Insurance lawyers will often times find themselves in Federal court. When this happens it is necessary that the lawsuit pleadings be in proper form. An opinion from the Sherman Division of the Eastern District of Texas is instructive. The style of the case is, Cathy Broxterman v. State Farm Lloyds.
This case arises out of a dispute between a policyholder and her insurer regarding the extent of damages and amount of loss suffered to her property. State Farm issued a homeowners’ policy to Plaintiff, effective December 1, 2003, through December 1, 2014. On or about April 3, 2014, the Property suffered damage due to storm-related conditions.
On or about April 26, 2014, prior to reporting her claim to State Farm, Plaintiff signed document for representation by her public adjuster, John Bellerose, and the Voss Law Firm, to whom Bellerose referred her. On May 1, 2014, Bellerose’s company, Aware Owner, issued an estimate for the storm damages totaling $15,015.09. On or about May 27, 2014, Jesse Corona of the Voss Law Firm reported Plaintiff’s insurance claim to State Farm.
State Farm assigned the claim to adjuster Gary Hodge, who inspected the Property on May 30, and prepared an estimate for damages totaling $5,425.52. State Farm issued payment in accordance with Hodge’s estimate on June 11, 2014. State Farm issued payment to the Voss Law Firm, as had been requested at the time the insurance claim was reported.
State Farm removed the case to this Court under diversity jurisdiction. On October 24, the Court ordered the parties “to replead as necessary to comply with the Federal Rules of Civil Procedure and the Court’s Local Rules.” On November 10, Plaintiff filed her First Amended Complaint.
In her First Amended Complaint, Plaintiff contended that that State Farm failed to adequately compensate her for damages to the Property, and she sought to recover damages based on the following claims: (1) breach of contract, (2) violations of the Texas Deceptive Trade Practices Act and Tie-In Statutes, (3) violations of the Texas Insurance Code, (4) breach of the common law duty of good faith and fair dealing, (5) unfair insurance practices, and (6) intentional or negligent misrepresentation.
On September 30, State Farm filed its motion for partial summary judgment. On October 16, Plaintiff filed her response. On October 28, Defendant filed its reply.
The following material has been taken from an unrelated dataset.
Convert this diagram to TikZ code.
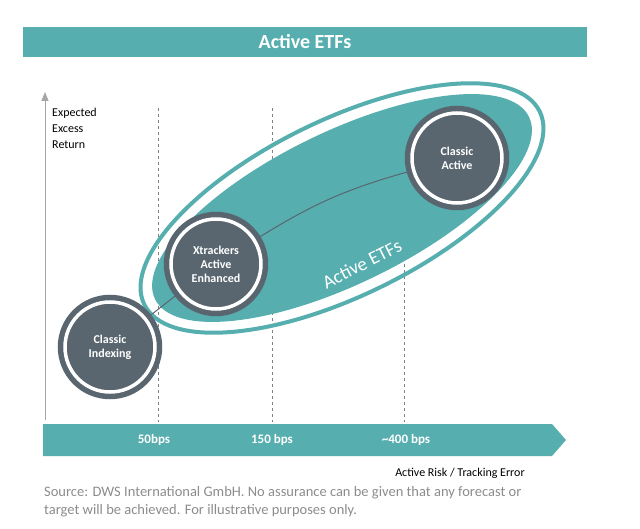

The purpose of summary judgment is to isolate and dispose of factually unsupported claims or defenses. Pursuant to Federal Rule 56(a), Summary judgment is proper if the pleadings, the discovery and disclosure materials on file, and any affidavits show that there is no genuine dispute as to any material fact and that the movant is entitled to judgment as a matter of law. A dispute about a material fact is genuine if the evidence is such that a reasonable jury could return a verdict for the nonmoving party. The trial court must resolve all reasonable doubts in favor of the party opposing the motion for summary judgment. The substantive law identifies which facts are material.
The party moving for summary judgment has the burden to show that there is no genuine issue of material fact and that it is entitled to judgment as a matter of law. If the movant bears the burden of proof on a claim or defense on which it is moving for summary judgment, it must come forward with evidence that establishes beyond peradventure all of the essential elements of the claim or defense. Where the nonmovant bears the burden of proof, the movant may discharge its burden by showing that there is an absence of evidence to support the nonmovant’s case. Once the movant has carried its burden, the nonmovant must respond to the motion for summary judgment by setting forth particular facts indicating there is a genuine issue for trial. The nonmovant must adduce affirmative evidence. No mere denial of material facts nor…unsworn allegations nor arguments and assertions in briefs or legal memoranda will suffice to carry this burden. Rather, the Court requires “significant probative evidence” from the nonmovant in order to dismiss a request for summary judgment supported appropriately by the movant. The Court must consider all of the evidence, but must refrain from making any credibility determinations or weighing the evidence.
Defendant moves for partial summary judgment on Plaintiff’s extra-contractual claims, Plaintiff’s claim for violation of the Texas Insurance Code, and Plaintiff’s claim for violation of the Deceptive Trade Practices Act, and Plaintiff’s fraud claims for intentional or negligent misrepresentations. In her response, Plaintiff voluntarily dismisses her extra-contractual claims for breach of the common law duty of good faith and fair dealing, bad faith, and misrepresentation.
In Texas, an individual who has been damaged by unfair methods of competition or unfair or deceptive acts or practices in the business of insurance may bring a cause of action under the Texas Insurance Code, Section 541.151, against the person or persons engaging in such acts or practices. The prohibited conduct includes failing to attempt in good faith to effectuate a prompt, fair, and equitable settlement of a claim with respect to which the insurer’s liability has become reasonably clear. A violation of Chapter 541 of the Texas Insurance Code is also a violation of the DTPA, Section 17.50(a).
The court then reviewed the pleading and applied the above law to those pleading in reaching it’s determination. Understanding how the court does this is vital to an insurance law attorney.